IEDI na Imprensa - Déficit externo da indústria de alta tecnologia acende alerta antes mesmo de tarifaço de Trump, diz IEDI
O Globo
Segundo levantamento do instituto, importações da indústria de transformação superaram exportações em US$ 37,2 bilhões no primeiro semestre, com rombo de US$ 25,1 bilhões na troca de bens de alta intensidade tecnológica
Vinicius Neder
O déficit do comércio exterior da indústria de transformação, atividade mais atingida pela sobretaxa adicional de 40% imposta pelos EUA a partir de agosto sobre as exportações do Brasil, atingiu US$ 37,2 bilhões no primeiro semestre, recorde para o período, com destaque para um rombo também recorde de US$ 25,1 bilhões na troca de bens de alta intensidade tecnológica, segundo estudo do Instituto de Estudos para o Desenvolvimento Industrial (IEDI).
A guerra comercial do presidente americano, Donald Trump, pega a indústria brasileira já num momento de dificuldades com a competitividade internacional, e promete mais turbulências, tanto porque cria barreiras em um dos mais importantes mercados para manufaturados do Brasil quanto porque poderá impulsionar, ainda mais, a invasão de produtos da China e de outras potências industriais no mercado nacional.
Segundo o economista-chefe do IEDI, Rafael Cagnin, o Brasil tem déficit comercial na indústria de transformação desde por volta de 2010, na esteira da crise financeira global de 2008 e do avanço ainda maior da indústria chinesa no mundo todo.

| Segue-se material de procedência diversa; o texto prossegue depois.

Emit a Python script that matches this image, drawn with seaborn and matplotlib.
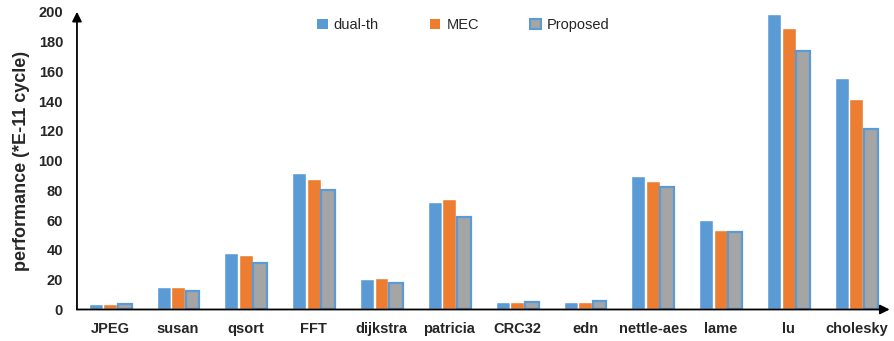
import numpy as np
import pandas as pd
import seaborn as sns
import matplotlib.pyplot as plt

benchmarks = ["JPEG", "susan", "qsort", "FFT", "dijkstra", "patricia",
              "CRC32", "edn", "nettle-aes", "lame", "lu", "cholesky"]
dual_th = [3.5, 15, 38, 91.5, 20.5, 72.5, 5.2, 5.2, 90, 60, 198.5, 155.5]
mec = [3.5, 15, 36.5, 88, 21, 74.5, 5.2, 5.2, 86.5, 53.5, 189, 141.5]
proposed = [4, 12.5, 31, 80.5, 17.5, 62, 4.8, 5.6, 82, 52, 173.5, 121]
series = ["dual-th", "MEC", "Proposed"]
colors = ["#5B9BD5", "#ED7D31", "#A5A5A5"]

df = pd.DataFrame({
    "bench": benchmarks * 3,
    "method": np.repeat(series, len(benchmarks)),
    "value": dual_th + mec + proposed,
})

sns.set_style("white")
plt.rcParams["font.family"] = ["Liberation Sans", "DejaVu Sans"]

fig = plt.figure(figsize=(8.95, 3.41), dpi=100)
ax = fig.add_axes([0.086, 0.0924, 0.908, 0.873])

sns.barplot(data=df, x="bench", y="value", hue="method", palette=colors,
            width=0.64, gap=0.04, saturation=1, ax=ax, legend=False)

# gray bars get the blue outline
for bar in ax.containers[2]:
    bar.set_edgecolor("#5B9BD5")
    bar.set_linewidth(1.6)

ax.set_xlim(-0.49, 11.49)
ax.set_ylim(0, 200)
ax.set_yticks(range(0, 201, 20))
ax.set_xlabel("")
ax.set_ylabel("performance (*E-11 cycle)", fontsize=13, fontweight="bold", labelpad=6)
ax.tick_params(axis="both", length=0, labelsize=10.5)
ax.tick_params(axis="x", pad=9)
ax.tick_params(axis="y", pad=10)
for lab in ax.get_xticklabels() + ax.get_yticklabels():
    lab.set_fontweight("bold")

# axes drawn as arrows instead of spines
for s in ax.spines.values():
    s.set_visible(False)
arrow = dict(arrowstyle="-|>", color="black", lw=1.3, mutation_scale=14, shrinkA=0, shrinkB=0)
ax.annotate("", xy=(1.0, 0), xytext=(0, 0), xycoords="axes fraction",
            arrowprops=arrow, annotation_clip=False, zorder=10)
ax.annotate("", xy=(0, 1.0), xytext=(0, 0), xycoords="axes fraction",
            arrowprops=arrow, annotation_clip=False, zorder=10)

handles = [plt.Rectangle((0, 0), 1, 1, fc=colors[0], ec="none"),
           plt.Rectangle((0, 0), 1, 1, fc=colors[1], ec="none"),
           plt.Rectangle((0, 0), 1, 1, fc=colors[2], ec="#5B9BD5", lw=1.5)]
fig.legend(handles, series, loc="center", bbox_to_anchor=(463 / 895, 1 - 25 / 341),
           ncol=3, frameon=False, fontsize=10.5, handlelength=0.75, handleheight=0.75,
           handletextpad=0.4, columnspacing=3.5)

fig.savefig("out.png", dpi=100)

E esse rombo foi piorando ano após ano.
Antes mesmo do tarifaço de Trump, a balança comercial do primeiro semestre já tinha alguns recordes negativos relacionados à baixa competitividade internacional da indústria brasileira, mostra o levantamento do IEDI — com base nos dados oficiais de comércio exterior, conforme classificação da Organização para a Cooperação e Desenvolvimento Econômico (OCDE).
Rombos recorde na alta tecnologia
No primeiro semestre, os déficits recorde no comércio exterior de bens de alta intensidade tecnológica (US$ 25,1 bilhões) e de média-alta tecnologia (US$ 40,5 bilhões) apontam para uma segunda fase do avanço da China.
Nos últimos dez anos, as indústrias chinesas passaram de produtos mais básicos, com produção intensiva em mão de obra, para o desenvolvimento e fabricação de bens de alta tecnologia, lembrou Cagnin. A guerra comercial é um motivo para a China avançar ainda mais em mercados além dos EUA.
— Dada a falta de competitividade, e que todo mundo vai tentar diversificar mercados, o Brasil poderá sair perdendo. Haverá um risco adicional de perder mercado (externo) para outros fornecedores — afirmou Cagnin.
Há riscos também no mercado doméstico. A indústria nacional tem defasagem tecnológica e poderá perder ainda mais espaço para importados mais baratos, mesmo com alta tecnologia, vindos da Ásia, disse o economista do IEDI.
Efeitos secundários preocupam mais do que impactos diretos
Para Cagnin, os impactos negativos dos desvios de comércio — um efeito secundário do maior fechamento do mercado americano — deverão ser maiores do que os prejuízos diretos nas trocas bilaterais entre Brasil e EUA.
Mesmo assim, os impactos diretos são importantes: as exportações de alguns dos setores mais vulneráveis à sobretaxa americana ajudam a mitigar o rombo na balança comercial da indústria.
Segundo o estudo do IEDI, nos produtos de média intensidade tecnológica, o superávit (US$ 601 milhões) do primeiros semestre foi o menor desde 2014 — apesar do salto de 15,8% nas exportações de produtos metalúrgicos, que têm nos EUA seu principal mercado e cujas vendas serão atingidas pelo tarifaço.
Nos bens de média-baixa intensidade tecnológica da indústria da transformação, o saldo comercial foi positivo no primeiro semestre, com US$ 27,9 bilhões, mas o resultado foi obtido com uma queda de 1% nas exportações, ante a primeira metade de 2024.
Nesse grupo estão os alimentos industrializados e os produtos industriais de madeira. Os segundos, que tiveram alta nas exportações, também têm nos EUA seu principal mercado externo e serão atingidos pela sobretaxa.